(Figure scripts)
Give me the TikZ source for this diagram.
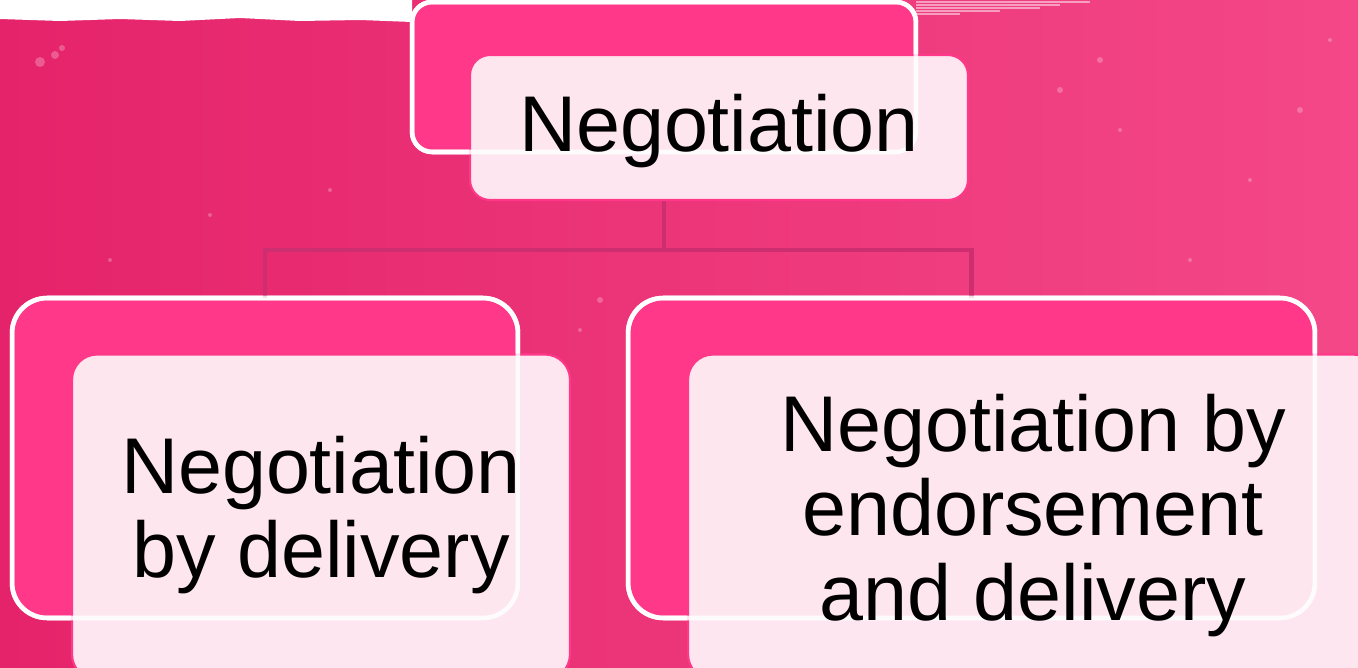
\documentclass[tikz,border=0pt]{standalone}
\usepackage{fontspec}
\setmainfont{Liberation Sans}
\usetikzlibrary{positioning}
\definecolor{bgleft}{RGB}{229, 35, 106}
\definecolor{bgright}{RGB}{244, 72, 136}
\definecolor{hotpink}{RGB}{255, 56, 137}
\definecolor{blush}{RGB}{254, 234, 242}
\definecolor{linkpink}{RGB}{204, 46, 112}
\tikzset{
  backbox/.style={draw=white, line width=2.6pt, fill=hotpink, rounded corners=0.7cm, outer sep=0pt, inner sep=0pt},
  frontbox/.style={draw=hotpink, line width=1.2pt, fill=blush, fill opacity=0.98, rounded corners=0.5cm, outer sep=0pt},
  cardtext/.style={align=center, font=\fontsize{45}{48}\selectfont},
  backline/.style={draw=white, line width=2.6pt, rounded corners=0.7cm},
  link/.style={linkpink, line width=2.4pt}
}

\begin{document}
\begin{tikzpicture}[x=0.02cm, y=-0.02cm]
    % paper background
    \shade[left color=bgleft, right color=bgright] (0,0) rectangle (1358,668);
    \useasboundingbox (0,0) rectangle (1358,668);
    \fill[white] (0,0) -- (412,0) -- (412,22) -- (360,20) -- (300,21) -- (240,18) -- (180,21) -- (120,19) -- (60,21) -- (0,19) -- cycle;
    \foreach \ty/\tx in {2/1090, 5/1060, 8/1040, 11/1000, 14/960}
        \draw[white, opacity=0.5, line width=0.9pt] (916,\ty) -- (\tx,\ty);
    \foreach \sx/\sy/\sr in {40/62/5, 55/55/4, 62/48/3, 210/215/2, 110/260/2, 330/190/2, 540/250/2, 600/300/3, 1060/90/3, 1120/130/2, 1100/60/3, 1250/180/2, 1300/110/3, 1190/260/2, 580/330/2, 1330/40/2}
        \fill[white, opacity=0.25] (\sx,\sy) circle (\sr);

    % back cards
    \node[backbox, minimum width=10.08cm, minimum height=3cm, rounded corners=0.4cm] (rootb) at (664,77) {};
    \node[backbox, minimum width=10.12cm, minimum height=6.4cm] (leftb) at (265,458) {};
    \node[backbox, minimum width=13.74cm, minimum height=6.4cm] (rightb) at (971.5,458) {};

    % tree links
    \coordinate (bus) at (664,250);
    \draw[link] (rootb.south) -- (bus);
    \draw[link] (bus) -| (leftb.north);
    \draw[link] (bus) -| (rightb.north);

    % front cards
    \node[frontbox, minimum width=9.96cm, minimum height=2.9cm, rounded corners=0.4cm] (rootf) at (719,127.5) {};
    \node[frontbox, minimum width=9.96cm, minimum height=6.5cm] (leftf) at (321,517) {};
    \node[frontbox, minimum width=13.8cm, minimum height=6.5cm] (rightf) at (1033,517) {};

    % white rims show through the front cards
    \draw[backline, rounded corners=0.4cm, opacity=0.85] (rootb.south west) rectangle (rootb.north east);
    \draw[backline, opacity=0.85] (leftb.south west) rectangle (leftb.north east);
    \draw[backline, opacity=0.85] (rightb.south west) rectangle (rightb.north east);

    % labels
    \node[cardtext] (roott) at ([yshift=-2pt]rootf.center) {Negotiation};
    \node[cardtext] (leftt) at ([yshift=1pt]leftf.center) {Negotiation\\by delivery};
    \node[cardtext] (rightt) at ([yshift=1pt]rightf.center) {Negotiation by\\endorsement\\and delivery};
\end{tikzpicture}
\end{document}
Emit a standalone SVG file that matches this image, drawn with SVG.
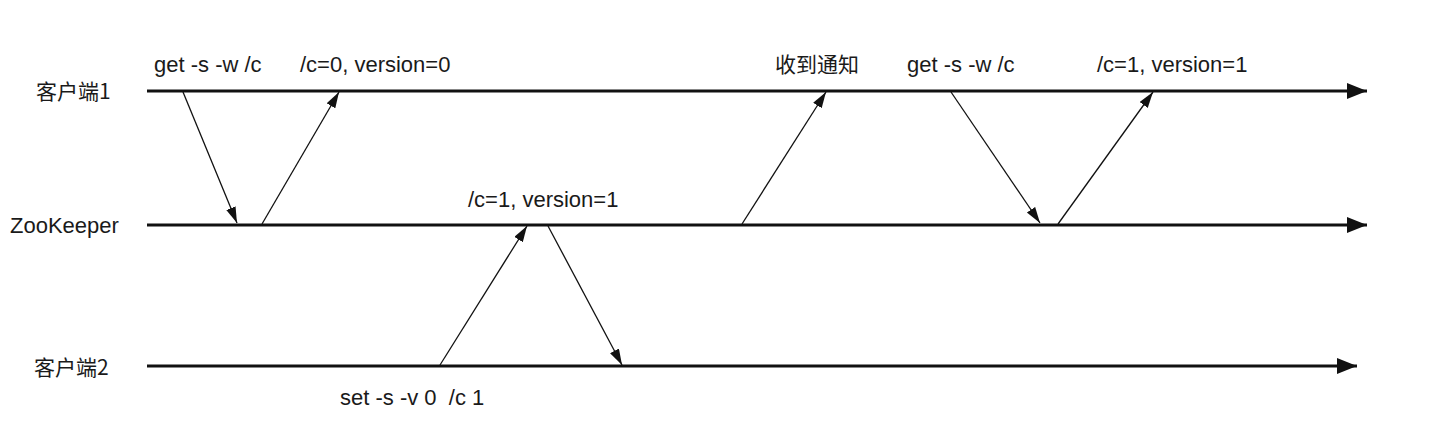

==

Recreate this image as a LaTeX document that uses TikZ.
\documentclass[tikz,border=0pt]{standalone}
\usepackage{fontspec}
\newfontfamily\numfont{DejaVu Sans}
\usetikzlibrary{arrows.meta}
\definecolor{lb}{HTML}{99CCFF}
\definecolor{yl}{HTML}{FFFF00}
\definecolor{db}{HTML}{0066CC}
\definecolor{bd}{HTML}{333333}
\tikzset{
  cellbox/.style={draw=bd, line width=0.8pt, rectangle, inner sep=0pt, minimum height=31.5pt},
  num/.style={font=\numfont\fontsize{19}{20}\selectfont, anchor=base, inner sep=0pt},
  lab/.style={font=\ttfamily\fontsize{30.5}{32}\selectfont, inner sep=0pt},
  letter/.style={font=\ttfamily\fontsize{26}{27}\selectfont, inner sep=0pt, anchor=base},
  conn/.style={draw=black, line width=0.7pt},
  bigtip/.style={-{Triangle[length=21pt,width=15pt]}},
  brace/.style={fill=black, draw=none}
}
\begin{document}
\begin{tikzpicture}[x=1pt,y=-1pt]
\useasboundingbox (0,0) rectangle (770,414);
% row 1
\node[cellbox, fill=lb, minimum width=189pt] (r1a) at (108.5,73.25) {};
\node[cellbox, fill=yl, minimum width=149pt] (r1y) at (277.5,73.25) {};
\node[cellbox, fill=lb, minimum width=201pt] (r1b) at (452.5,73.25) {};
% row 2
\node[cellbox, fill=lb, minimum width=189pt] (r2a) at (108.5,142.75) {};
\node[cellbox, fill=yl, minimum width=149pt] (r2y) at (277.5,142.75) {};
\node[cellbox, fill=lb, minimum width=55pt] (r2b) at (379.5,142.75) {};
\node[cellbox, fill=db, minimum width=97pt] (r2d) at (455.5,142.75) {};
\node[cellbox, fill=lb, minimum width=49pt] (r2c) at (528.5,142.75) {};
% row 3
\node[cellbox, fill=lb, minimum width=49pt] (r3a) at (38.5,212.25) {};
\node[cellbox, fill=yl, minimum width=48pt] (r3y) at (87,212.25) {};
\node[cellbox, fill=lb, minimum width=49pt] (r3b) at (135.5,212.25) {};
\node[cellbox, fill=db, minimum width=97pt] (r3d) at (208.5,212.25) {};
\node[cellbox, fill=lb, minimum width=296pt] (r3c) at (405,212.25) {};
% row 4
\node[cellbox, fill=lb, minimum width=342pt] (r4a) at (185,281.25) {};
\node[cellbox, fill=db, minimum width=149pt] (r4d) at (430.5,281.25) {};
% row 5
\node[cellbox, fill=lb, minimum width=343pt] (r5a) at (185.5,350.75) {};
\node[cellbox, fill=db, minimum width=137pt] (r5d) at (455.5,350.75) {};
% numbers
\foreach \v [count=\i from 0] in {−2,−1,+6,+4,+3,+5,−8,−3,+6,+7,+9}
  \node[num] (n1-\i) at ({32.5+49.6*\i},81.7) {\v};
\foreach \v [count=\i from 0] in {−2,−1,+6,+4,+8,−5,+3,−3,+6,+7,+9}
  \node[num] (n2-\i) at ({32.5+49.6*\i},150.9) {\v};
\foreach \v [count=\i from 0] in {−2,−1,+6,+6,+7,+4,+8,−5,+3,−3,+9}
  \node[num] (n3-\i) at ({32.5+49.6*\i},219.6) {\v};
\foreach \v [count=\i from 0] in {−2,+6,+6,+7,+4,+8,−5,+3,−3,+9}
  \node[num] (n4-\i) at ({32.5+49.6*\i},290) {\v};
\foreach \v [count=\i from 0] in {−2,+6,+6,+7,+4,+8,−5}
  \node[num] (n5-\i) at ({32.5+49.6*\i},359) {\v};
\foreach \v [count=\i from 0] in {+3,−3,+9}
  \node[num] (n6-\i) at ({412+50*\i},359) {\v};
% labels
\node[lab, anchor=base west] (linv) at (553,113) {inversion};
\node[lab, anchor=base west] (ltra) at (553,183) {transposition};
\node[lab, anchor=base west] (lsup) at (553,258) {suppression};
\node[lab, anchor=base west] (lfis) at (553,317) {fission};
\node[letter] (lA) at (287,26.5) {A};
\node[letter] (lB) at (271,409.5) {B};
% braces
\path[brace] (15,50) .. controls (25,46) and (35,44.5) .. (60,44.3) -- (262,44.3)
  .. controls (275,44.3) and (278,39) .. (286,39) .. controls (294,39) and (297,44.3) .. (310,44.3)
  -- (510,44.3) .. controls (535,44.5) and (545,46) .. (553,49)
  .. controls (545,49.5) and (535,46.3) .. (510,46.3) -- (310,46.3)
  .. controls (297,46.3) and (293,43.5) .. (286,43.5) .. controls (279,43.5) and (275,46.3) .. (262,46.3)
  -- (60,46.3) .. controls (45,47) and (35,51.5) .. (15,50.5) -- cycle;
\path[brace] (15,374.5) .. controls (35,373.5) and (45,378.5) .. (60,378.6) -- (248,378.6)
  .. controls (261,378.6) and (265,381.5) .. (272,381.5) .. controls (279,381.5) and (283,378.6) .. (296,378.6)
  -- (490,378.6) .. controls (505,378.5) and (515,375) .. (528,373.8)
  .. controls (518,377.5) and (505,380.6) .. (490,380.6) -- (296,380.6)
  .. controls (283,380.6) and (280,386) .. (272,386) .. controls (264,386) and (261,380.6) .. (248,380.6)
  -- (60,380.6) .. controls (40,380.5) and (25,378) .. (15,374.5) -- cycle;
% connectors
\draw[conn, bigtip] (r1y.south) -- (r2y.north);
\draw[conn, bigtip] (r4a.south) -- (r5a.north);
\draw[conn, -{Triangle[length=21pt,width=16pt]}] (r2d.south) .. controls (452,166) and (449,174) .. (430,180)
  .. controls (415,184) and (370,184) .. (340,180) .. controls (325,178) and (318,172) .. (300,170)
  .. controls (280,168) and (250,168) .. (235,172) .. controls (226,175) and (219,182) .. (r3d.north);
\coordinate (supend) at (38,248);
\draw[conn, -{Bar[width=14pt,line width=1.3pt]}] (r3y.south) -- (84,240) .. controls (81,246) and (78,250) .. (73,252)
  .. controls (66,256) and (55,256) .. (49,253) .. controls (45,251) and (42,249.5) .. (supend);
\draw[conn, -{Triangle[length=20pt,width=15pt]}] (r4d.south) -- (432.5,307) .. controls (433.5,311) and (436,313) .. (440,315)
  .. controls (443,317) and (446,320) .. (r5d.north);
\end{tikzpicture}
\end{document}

---

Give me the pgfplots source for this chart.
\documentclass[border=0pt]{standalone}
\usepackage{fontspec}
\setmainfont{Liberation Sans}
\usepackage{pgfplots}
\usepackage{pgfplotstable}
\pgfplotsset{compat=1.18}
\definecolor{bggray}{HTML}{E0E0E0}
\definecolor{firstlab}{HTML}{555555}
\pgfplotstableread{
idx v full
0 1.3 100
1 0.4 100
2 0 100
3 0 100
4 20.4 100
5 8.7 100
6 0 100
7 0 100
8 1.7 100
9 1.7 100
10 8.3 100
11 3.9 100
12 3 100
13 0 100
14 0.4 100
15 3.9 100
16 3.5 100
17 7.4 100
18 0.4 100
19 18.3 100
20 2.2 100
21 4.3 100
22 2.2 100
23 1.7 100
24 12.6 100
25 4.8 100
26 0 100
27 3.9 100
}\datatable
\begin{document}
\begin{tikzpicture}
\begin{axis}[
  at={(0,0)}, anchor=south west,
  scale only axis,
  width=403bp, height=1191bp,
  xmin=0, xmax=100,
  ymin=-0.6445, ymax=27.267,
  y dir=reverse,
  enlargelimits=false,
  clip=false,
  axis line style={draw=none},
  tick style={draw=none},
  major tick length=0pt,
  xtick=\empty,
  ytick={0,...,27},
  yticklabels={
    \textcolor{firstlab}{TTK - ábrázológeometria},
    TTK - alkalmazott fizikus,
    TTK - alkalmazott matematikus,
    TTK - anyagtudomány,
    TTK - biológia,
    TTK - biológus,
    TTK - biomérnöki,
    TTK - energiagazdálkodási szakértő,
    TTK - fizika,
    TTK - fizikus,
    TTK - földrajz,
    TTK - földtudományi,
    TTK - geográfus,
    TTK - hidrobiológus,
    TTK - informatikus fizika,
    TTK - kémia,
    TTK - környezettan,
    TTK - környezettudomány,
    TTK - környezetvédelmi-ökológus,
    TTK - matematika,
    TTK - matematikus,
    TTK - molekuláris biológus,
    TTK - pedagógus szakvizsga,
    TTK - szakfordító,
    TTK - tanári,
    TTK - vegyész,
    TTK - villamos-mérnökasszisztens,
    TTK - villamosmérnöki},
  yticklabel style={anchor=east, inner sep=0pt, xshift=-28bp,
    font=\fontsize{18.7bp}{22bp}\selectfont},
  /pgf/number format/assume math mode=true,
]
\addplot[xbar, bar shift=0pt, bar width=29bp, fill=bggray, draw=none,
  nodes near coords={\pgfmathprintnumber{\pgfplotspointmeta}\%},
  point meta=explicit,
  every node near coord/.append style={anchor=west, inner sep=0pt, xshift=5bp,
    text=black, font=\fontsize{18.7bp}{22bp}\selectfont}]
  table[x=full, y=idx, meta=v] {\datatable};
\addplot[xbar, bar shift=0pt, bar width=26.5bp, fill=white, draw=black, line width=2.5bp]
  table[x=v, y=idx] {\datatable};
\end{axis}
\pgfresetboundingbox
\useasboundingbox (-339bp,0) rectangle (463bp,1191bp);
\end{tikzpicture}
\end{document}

(Exercise aim): Give back the exact lines above, running from the one that has "Give me the TikZ source for this diagram." through the one that has "(\sx,\sy) circle (\sr);", with nothing added and no pictures.

(Answer in full):
Give me the TikZ source for this diagram.
\documentclass[tikz,border=0pt]{standalone}
\usepackage{fontspec}
\setmainfont{Liberation Sans}
\usetikzlibrary{positioning}
\definecolor{bgleft}{RGB}{229, 35, 106}
\definecolor{bgright}{RGB}{244, 72, 136}
\definecolor{hotpink}{RGB}{255, 56, 137}
\definecolor{blush}{RGB}{254, 234, 242}
\definecolor{linkpink}{RGB}{204, 46, 112}
\tikzset{
  backbox/.style={draw=white, line width=2.6pt, fill=hotpink, rounded corners=0.7cm, outer sep=0pt, inner sep=0pt},
  frontbox/.style={draw=hotpink, line width=1.2pt, fill=blush, fill opacity=0.98, rounded corners=0.5cm, outer sep=0pt},
  cardtext/.style={align=center, font=\fontsize{45}{48}\selectfont},
  backline/.style={draw=white, line width=2.6pt, rounded corners=0.7cm},
  link/.style={linkpink, line width=2.4pt}
}

\begin{document}
\begin{tikzpicture}[x=0.02cm, y=-0.02cm]
    % paper background
    \shade[left color=bgleft, right color=bgright] (0,0) rectangle (1358,668);
    \useasboundingbox (0,0) rectangle (1358,668);
    \fill[white] (0,0) -- (412,0) -- (412,22) -- (360,20) -- (300,21) -- (240,18) -- (180,21) -- (120,19) -- (60,21) -- (0,19) -- cycle;
    \foreach \ty/\tx in {2/1090, 5/1060, 8/1040, 11/1000, 14/960}
        \draw[white, opacity=0.5, line width=0.9pt] (916,\ty) -- (\tx,\ty);
    \foreach \sx/\sy/\sr in {40/62/5, 55/55/4, 62/48/3, 210/215/2, 110/260/2, 330/190/2, 540/250/2, 600/300/3, 1060/90/3, 1120/130/2, 1100/60/3, 1250/180/2, 1300/110/3, 1190/260/2, 580/330/2, 1330/40/2}
        \fill[white, opacity=0.25] (\sx,\sy) circle (\sr);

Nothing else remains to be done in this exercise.